Academic Heal Thyself

A little over 800 members of the American Studies Association — not even 25 percent of its 3,853-person membership but two-thirds of those who voted in an online referendum — favored a boycott against Israeli academic institutions rooted in that nation’s treatment of Palestinian people and academics. A growing roster of prominent universities (including Washington University) along with schools’ American Studies departments, have rejected the ASA boycott.

And rightly so, for instead of emulating brave and righteous David in aiming the stones of their academic slingshots, proponents of the ASA resolution merely echoed the efforts of boycott, divestment and sanctions (BDS) bullies on American campuses, and in doing so utilized logic unworthy of even the typical college freshman.

Let’s start with the reasons cited in the resolution itself. One of them faults the United States: “Whereas the United States plays a significant role in enabling the Israeli occupation of Palestine and the expansion of illegal settlements and the Wall in violation of international law, as well as in supporting the systematic discrimination against Palestinians.”

Not only is the American government labeled as complicit in the resolution itself, but the Israeli issues are by some compared to terrible tragedies in our own country. As reported by Slate, “Angela Y. Davis, a professor emerita at the University of California at Santa Cruz, wrote that ‘[t]he similarities between historical Jim Crow practices and contemporary regimes of segregation in Occupied Palestine make this resolution an ethical imperative for the ASA.’”

Yet despite alleged collaboration by America, where these academics ply their trade and upon which they focus their professions, there is no boycott of U.S. institutions advocated in the resolution. And despite Davis using the template of discrimination in our own nation as a basis for action against Israeli schools, we don’t recall the ASA making it an “ethical imperative” to boycott American universities in recent years when LGBT populations have been denied federal and state civil rights parity for marriage, or prior to the Matthew Shepard Hate Crimes Act being adopted.

Well, then, maybe the boycott is because Israeli institutions are so much more intertwined with their government and its policies than in America? Hmm…but in that case wouldn’t nations such as Zimbabwe, Iran, Russia and China, all of whom exercise grueling restraint upon their schools and commit human rights atrocities, be worthy of ASA approbation?
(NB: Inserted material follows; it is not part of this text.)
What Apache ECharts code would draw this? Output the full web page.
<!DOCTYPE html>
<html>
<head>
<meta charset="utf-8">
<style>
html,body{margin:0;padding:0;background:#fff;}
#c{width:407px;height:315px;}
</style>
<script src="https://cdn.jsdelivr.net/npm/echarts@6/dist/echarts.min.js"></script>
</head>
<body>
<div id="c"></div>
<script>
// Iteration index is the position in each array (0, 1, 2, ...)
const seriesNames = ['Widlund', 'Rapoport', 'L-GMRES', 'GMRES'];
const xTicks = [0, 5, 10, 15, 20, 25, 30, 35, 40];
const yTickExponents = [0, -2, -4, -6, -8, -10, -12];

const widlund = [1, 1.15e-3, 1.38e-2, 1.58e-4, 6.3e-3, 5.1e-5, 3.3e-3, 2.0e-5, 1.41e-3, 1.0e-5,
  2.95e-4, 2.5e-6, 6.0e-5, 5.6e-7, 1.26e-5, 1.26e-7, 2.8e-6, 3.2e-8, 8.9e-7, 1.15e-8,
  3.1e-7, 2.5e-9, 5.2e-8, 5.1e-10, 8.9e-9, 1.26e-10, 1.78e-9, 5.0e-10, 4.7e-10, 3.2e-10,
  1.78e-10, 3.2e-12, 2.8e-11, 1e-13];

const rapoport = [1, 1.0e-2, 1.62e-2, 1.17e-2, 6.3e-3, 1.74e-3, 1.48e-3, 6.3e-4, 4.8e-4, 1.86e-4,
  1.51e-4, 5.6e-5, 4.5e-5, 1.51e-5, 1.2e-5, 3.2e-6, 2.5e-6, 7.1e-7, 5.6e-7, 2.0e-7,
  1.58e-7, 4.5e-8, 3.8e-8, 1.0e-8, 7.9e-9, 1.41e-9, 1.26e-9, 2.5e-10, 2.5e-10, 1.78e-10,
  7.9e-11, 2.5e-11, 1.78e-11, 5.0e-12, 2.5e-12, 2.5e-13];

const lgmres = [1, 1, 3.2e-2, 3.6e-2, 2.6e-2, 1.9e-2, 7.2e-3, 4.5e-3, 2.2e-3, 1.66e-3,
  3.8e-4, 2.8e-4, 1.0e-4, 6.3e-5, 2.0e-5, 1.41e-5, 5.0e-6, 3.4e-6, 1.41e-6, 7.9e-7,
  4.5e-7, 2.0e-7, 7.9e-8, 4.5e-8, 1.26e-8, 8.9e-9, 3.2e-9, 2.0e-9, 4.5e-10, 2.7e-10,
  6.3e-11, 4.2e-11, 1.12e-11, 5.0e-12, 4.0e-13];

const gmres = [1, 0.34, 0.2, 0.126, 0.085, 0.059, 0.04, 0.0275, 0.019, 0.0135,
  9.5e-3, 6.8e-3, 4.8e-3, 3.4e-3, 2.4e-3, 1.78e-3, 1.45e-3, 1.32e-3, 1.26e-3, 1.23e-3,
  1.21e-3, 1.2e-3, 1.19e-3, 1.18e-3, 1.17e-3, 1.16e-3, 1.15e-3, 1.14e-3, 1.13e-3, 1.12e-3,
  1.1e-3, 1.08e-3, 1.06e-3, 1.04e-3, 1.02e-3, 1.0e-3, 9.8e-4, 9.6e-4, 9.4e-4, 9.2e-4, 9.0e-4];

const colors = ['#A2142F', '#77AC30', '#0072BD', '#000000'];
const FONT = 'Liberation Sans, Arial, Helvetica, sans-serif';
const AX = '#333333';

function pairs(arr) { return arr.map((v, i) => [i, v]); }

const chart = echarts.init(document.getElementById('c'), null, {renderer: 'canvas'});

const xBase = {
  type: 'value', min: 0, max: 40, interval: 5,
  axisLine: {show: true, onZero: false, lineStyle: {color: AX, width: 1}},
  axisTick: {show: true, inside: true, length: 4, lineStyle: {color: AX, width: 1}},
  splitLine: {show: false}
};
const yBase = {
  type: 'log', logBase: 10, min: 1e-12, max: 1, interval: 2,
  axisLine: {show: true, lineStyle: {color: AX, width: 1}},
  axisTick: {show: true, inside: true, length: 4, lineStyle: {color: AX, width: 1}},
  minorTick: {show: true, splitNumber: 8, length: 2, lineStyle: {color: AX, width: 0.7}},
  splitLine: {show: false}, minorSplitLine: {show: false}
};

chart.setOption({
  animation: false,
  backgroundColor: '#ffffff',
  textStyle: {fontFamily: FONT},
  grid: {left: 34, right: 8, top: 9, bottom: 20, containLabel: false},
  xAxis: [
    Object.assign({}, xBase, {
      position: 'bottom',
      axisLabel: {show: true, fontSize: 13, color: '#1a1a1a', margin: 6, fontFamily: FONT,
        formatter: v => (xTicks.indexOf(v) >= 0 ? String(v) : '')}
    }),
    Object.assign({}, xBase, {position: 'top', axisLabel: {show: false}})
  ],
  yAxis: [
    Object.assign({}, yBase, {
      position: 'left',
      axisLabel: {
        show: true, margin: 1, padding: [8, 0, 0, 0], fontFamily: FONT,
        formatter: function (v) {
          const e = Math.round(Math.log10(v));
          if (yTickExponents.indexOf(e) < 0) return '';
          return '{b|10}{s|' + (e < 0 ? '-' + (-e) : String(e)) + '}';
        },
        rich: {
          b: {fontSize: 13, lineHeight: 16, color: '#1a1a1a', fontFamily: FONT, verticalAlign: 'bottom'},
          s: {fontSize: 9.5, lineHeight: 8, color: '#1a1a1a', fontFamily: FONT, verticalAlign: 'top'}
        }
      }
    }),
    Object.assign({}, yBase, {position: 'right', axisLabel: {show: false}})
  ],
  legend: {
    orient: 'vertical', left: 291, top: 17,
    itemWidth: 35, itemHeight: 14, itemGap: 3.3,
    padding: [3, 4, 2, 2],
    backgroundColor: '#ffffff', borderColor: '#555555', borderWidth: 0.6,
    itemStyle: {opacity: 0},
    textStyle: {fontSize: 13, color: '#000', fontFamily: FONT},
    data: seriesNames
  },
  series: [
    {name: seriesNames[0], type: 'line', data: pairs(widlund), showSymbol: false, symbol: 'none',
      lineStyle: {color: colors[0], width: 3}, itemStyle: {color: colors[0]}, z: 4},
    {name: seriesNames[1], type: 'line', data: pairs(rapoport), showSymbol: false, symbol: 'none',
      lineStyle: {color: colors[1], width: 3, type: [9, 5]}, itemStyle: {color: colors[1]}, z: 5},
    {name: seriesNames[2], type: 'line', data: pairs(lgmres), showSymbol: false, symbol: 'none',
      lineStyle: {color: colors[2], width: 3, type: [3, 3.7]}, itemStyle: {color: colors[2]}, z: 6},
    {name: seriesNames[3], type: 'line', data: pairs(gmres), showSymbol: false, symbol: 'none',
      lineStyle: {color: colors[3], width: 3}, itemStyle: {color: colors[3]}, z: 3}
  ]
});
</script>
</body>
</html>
Apparently not. Hasn’t happened. Even Professor Feisel Mohamed of the University of Illinois, who on Huffington Post suggested legitimate moral grounds for the action (we strongly disagree), alluded to this aspect of the boycott: “If there is a problem with the ASA boycott, it is not a problem of activism, but a problem of haphazard activism insensitive to the implications of its irregularity.” In other words, why Israel when no one else?

Then it could be that ASA is trying to utilize the resolution to encourage more academic freedom in Israel itself? Well that would be flat-out boneheaded, because when Israeli Prime Minister Benjamin Netanyahu has acted contrary to the principles of academic freedom regarding the Palestinian conflict, he has been harshly rebuked by, well, Israeli academics.
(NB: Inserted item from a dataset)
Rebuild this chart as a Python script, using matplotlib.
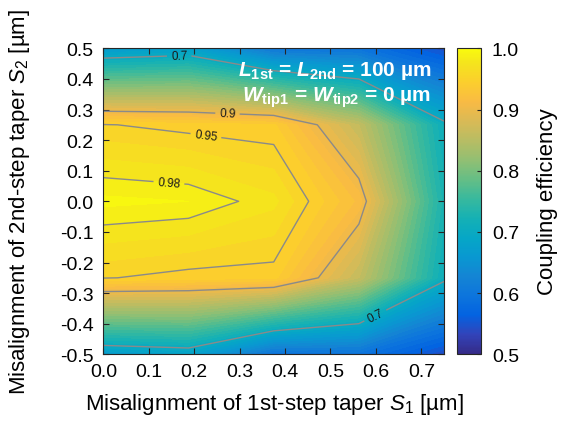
import numpy as np
import matplotlib
matplotlib.use("Agg")
import matplotlib.pyplot as plt
from matplotlib.colors import LinearSegmentedColormap, Normalize
from matplotlib.cm import ScalarMappable
from matplotlib.ticker import FormatStrFormatter

# simulation grid (misalignment in um)
S1 = [0.0, 0.1875, 0.375, 0.5625, 0.75]
S2 = [-0.5, -0.25, 0.0, 0.25, 0.5]

# coupling efficiency, rows follow S2, columns follow S1
EFF = [
    [0.667, 0.678, 0.592, 0.593, 0.540],
    [0.951, 0.945, 0.944, 0.860, 0.708],
    [0.993, 0.990, 0.973, 0.917, 0.725],
    [0.951, 0.945, 0.942, 0.860, 0.708],
    [0.663, 0.675, 0.600, 0.593, 0.542],
]

LINE_LEVELS = [0.7, 0.9, 0.95, 0.98]
X_TICKS = [0.0, 0.1, 0.2, 0.3, 0.4, 0.5, 0.6, 0.7]
Y_TICKS = [-0.5, -0.4, -0.3, -0.2, -0.1, 0.0, 0.1, 0.2, 0.3, 0.4, 0.5]
CBAR_TICKS = [0.5, 0.6, 0.7, 0.8, 0.9, 1.0]

# parula, sampled every few entries of the 64 colour table
PARULA = [
    (0, (0.2081, 0.1663, 0.5292)),
    (4, (0.1959, 0.2645, 0.7279)),
    (8, (0.0117, 0.3875, 0.8820)),
    (12, (0.0498, 0.4586, 0.8641)),
    (16, (0.0793, 0.5200, 0.8312)),
    (20, (0.0343, 0.5966, 0.8199)),
    (24, (0.0228, 0.6535, 0.7768)),
    (28, (0.0843, 0.6928, 0.7062)),
    (32, (0.2178, 0.7250, 0.6193)),
    (36, (0.3953, 0.7459, 0.5244)),
    (40, (0.5709, 0.7485, 0.4494)),
    (44, (0.7184, 0.7411, 0.3905)),
    (48, (0.8507, 0.7299, 0.3360)),
    (52, (0.9739, 0.7314, 0.2666)),
    (56, (0.9880, 0.8066, 0.1794)),
    (60, (0.9589, 0.8949, 0.1132)),
    (63, (0.9763, 0.9831, 0.0538)),
]

plt.rcParams['font.family'] = ['Liberation Sans', 'DejaVu Sans']
plt.rcParams['font.size'] = 14
plt.rcParams['axes.unicode_minus'] = False
plt.rcParams['mathtext.fontset'] = 'custom'
plt.rcParams['mathtext.rm'] = 'Liberation Sans'
plt.rcParams['mathtext.it'] = 'Liberation Sans:italic'
plt.rcParams['mathtext.bf'] = 'Liberation Sans:bold'
plt.rcParams['mathtext.bfit'] = 'Liberation Sans:italic:bold'

cmap = LinearSegmentedColormap.from_list(
    "parula", [(i / 63, c) for i, c in PARULA])
norm = Normalize(0.5, 1.0)

fig = plt.figure(figsize=(5.7, 4.27), dpi=100)
ax = fig.add_axes([0.1814, 0.1679, 0.5976, 0.7166])

ax.contourf(S1, S2, EFF, levels=np.linspace(0.5, 1.0, 51), cmap=cmap, norm=norm)
lines = ax.contour(S1, S2, EFF, levels=LINE_LEVELS, colors='#8a8a8a', linewidths=1.0)
ax.clabel(lines, fmt='%g', fontsize=8.5, colors='#1a1a1a', inline_spacing=4,
          manual=[(0.167, 0.474), (0.273, 0.28), (0.225, 0.207),
                  (0.144, 0.056), (0.599, -0.374)])

ax.set_xlim(0, 0.75)
ax.set_ylim(-0.5, 0.5)
ax.set_xticks(X_TICKS)
ax.set_yticks(Y_TICKS)
ax.xaxis.set_major_formatter(FormatStrFormatter('%.1f'))
ax.yaxis.set_major_formatter(FormatStrFormatter('%.1f'))
ax.tick_params(direction='in', length=4, width=0.8, top=True, right=True,
               color='#262626', labelsize=14)
ax.tick_params(axis='x', pad=6)
ax.tick_params(axis='y', pad=7)
for sp in ax.spines.values():
    sp.set_color('#262626')
    sp.set_linewidth(0.8)

ax.text(0.7215, 0.413, r"$\mathbfit{L}_{\mathbf{1st}}$ = $\mathbfit{L}_{\mathbf{2nd}}$ = 100 µm",
        color='white', fontsize=15, fontweight='bold', ha='right', va='baseline')
ax.text(0.7215, 0.329, r"$\mathbfit{W}_{\mathbf{tip1}}$ = $\mathbfit{W}_{\mathbf{tip2}}$ = 0 µm",
        color='white', fontsize=15, fontweight='bold', ha='right', va='baseline')

cax = fig.add_axes([0.8023, 0.1679, 0.041, 0.7166])
cb = fig.colorbar(ScalarMappable(norm=norm, cmap=cmap), cax=cax, ticks=CBAR_TICKS)
cb.ax.yaxis.set_major_formatter(FormatStrFormatter('%.1f'))
cb.ax.tick_params(direction='in', length=3, width=0.8, pad=8, labelsize=14,
                  color='#262626')
cb.outline.set_edgecolor('#262626')
cb.outline.set_linewidth(0.8)

fig.text(0.4805, 0.052, r"Misalignment of 1st-step taper $\mathit{S}_\mathrm{1}$ [µm]",
         fontsize=16, ha='center', va='center')
fig.text(0.035, 0.527, r"Misalignment of 2nd-step taper $\mathit{S}_\mathrm{2}$ [µm]",
         fontsize=16, ha='center', va='center', rotation=90)
fig.text(0.9614, 0.527, "Coupling efficiency",
         fontsize=16, ha='center', va='center', rotation=90)

fig.savefig('out.png', dpi=100)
It happened late last year. Netanyahu asked German Chancellor Angela Merkel to deny attendance at an event he was attending with her by a historian who had encouraged Israeli solders to conscientiously object to West Bank service. Who took him to task for his actions? The presidents of both Hebrew University and Tel Aviv University and other key Israeli academics.
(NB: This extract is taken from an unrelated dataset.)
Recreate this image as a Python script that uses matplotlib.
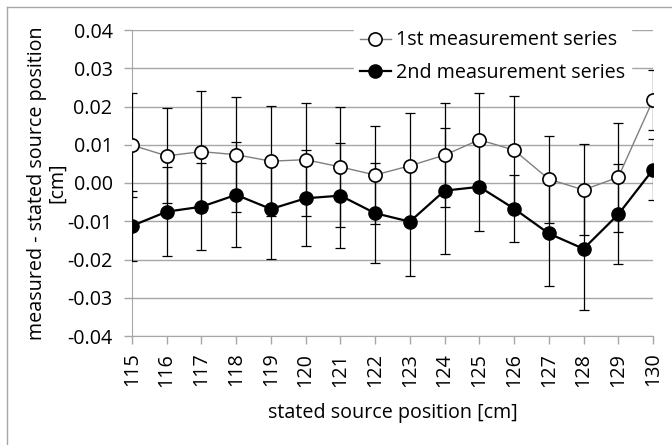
import matplotlib.pyplot as plt
from matplotlib.lines import Line2D

plt.rcParams['font.family'] = ['Open Sans', 'DejaVu Sans']

# posiciones y desviaciones
posiciones = list(range(115, 131))
serie1 = [0.0099, 0.0071, 0.0082, 0.0074, 0.0057, 0.0061, 0.0042, 0.0021,
          0.0045, 0.0073, 0.0113, 0.0086, 0.0010, -0.0018, 0.0015, 0.0217]
error1 = [0.0135, 0.0124, 0.0159, 0.0150, 0.0144, 0.0147, 0.0158, 0.0129,
          0.0138, 0.0135, 0.0123, 0.0142, 0.0114, 0.0119, 0.0142, 0.0078]
serie2 = [-0.0112, -0.0075, -0.0062, -0.0031, -0.0068, -0.0040, -0.0033, -0.0079,
          -0.0101, -0.0020, -0.0010, -0.0067, -0.0132, -0.0172, -0.0082, 0.0035]
error2 = [0.0091, 0.0116, 0.0114, 0.0137, 0.0130, 0.0125, 0.0138, 0.0131,
          0.0142, 0.0165, 0.0116, 0.0088, 0.0138, 0.0159, 0.0131, 0.0080]
yticks = [-0.04, -0.03, -0.02, -0.01, 0.00, 0.01, 0.02, 0.03, 0.04]

fs = 14.2
fig = plt.figure(figsize=(6.72, 4.45), dpi=100)
ax = fig.add_axes([132 / 672, 1 - 336 / 445, (653 - 132) / 672, (336 - 30) / 445])

gris = '#a6a6a6'
ax.set_xlim(115, 130)
ax.set_ylim(-0.04, 0.04)
ax.set_yticks(yticks)
ax.set_yticklabels([f"{v:.2f}" for v in yticks], fontsize=fs)
ax.set_xticks(posiciones)
ax.set_xticklabels([str(p) for p in posiciones], rotation=90, fontsize=fs)
ax.grid(True, axis='y', color=gris, linewidth=1)
ax.set_axisbelow(True)
for lado in ['top', 'right']:
    ax.spines[lado].set_visible(False)
ax.spines['left'].set_color(gris)
ax.spines['bottom'].set_color(gris)
ax.tick_params(axis='both', direction='out', length=6, color=gris, width=1)
ax.tick_params(axis='x', pad=6)
ax.tick_params(axis='y', pad=8)

# barras de error
ax.errorbar(posiciones, serie1, yerr=error1, fmt='none', ecolor='black',
            elinewidth=0.9, capsize=3.5, capthick=0.9, zorder=3)
ax.errorbar(posiciones, serie2, yerr=error2, fmt='none', ecolor='black',
            elinewidth=0.9, capsize=3.5, capthick=0.9, zorder=3)

# series
ax.plot(posiciones, serie1, color='#7f7f7f', linewidth=1, marker='o',
        markersize=9.5, markerfacecolor='white', markeredgecolor='black',
        markeredgewidth=1.2, zorder=4)
ax.plot(posiciones, serie2, color='black', linewidth=1.6, marker='o',
        markersize=9.5, markerfacecolor='black', markeredgecolor='black', zorder=5)

h1 = Line2D([], [], color='#7f7f7f', linewidth=1, marker='o', markersize=9.5,
            markerfacecolor='white', markeredgecolor='black', markeredgewidth=1.2)
h2 = Line2D([], [], color='black', linewidth=1.6, marker='o', markersize=9.5,
            markerfacecolor='black')
leg = ax.legend([h1, h2], ['1st measurement series', '2nd measurement series'],
                loc='upper right', bbox_to_anchor=(0.977, 1.05), fontsize=fs,
                frameon=True, fancybox=False, edgecolor='white', framealpha=1,
                handlelength=1.6, handletextpad=0.25, labelspacing=0.65,
                borderpad=0.3)
leg.set_zorder(6)

ax.set_xlabel('stated source position [cm]', fontsize=fs, labelpad=12)
ax.set_ylabel('measured - stated source position\n[cm]', fontsize=fs,
              linespacing=1.05)
ax.yaxis.set_label_coords(-0.124, 0.5)

# borde del área del gráfico
fig.add_artist(Line2D([7 / 672, 7 / 672], [0, 1 - 7 / 445], color=gris, linewidth=1))
fig.add_artist(Line2D([7 / 672, 1], [1 - 7 / 445, 1 - 7 / 445], color=gris, linewidth=1))

fig.savefig('out.png', dpi=100)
ASA is picking sides in what is a terribly messy and often tragic conflict between Israelis and Palestinians, choosing the popular narrative of the powerful sovereign against oppressed peoples. This is the way the BDS movement likes to frame things, and as with the ASA resolution, it’s easy, convenient and in large part wrong.

This view is one that helps neither Israelis nor Palestinians, and it certainly does not foster peace or cooperation. While it happily highlights Israel’s shortcomings, It fails to recognize a continually armed Palestinian resistance on Israel’s doorstep (using tactics ultimately eschewed by the late Nelson Mandela), ignores Palestinian textbooks for young children that exclude Israel from the map and excuses a Hamas leader who frequently recommits to Israel’s violent destruction.

It also more pertinently overlooks an Israel of colleges assimilated with Jewish, Arab and Palestinian students (where else in the Middle East does that occur?) and integrated faculties rife with open debate about the Israeli-Palestinian conflict.

The ASA referendum uses faulty logic and poor rationales to support its boycott. As the much larger and important American Association of University Professors explained in rejecting this and other such boycotts, one does not stimulate academic freedom by restricting it. We agree, and that’s why no matter what ASA’s members think about the conflict, the action taken against Israeli universities is academically incorrect.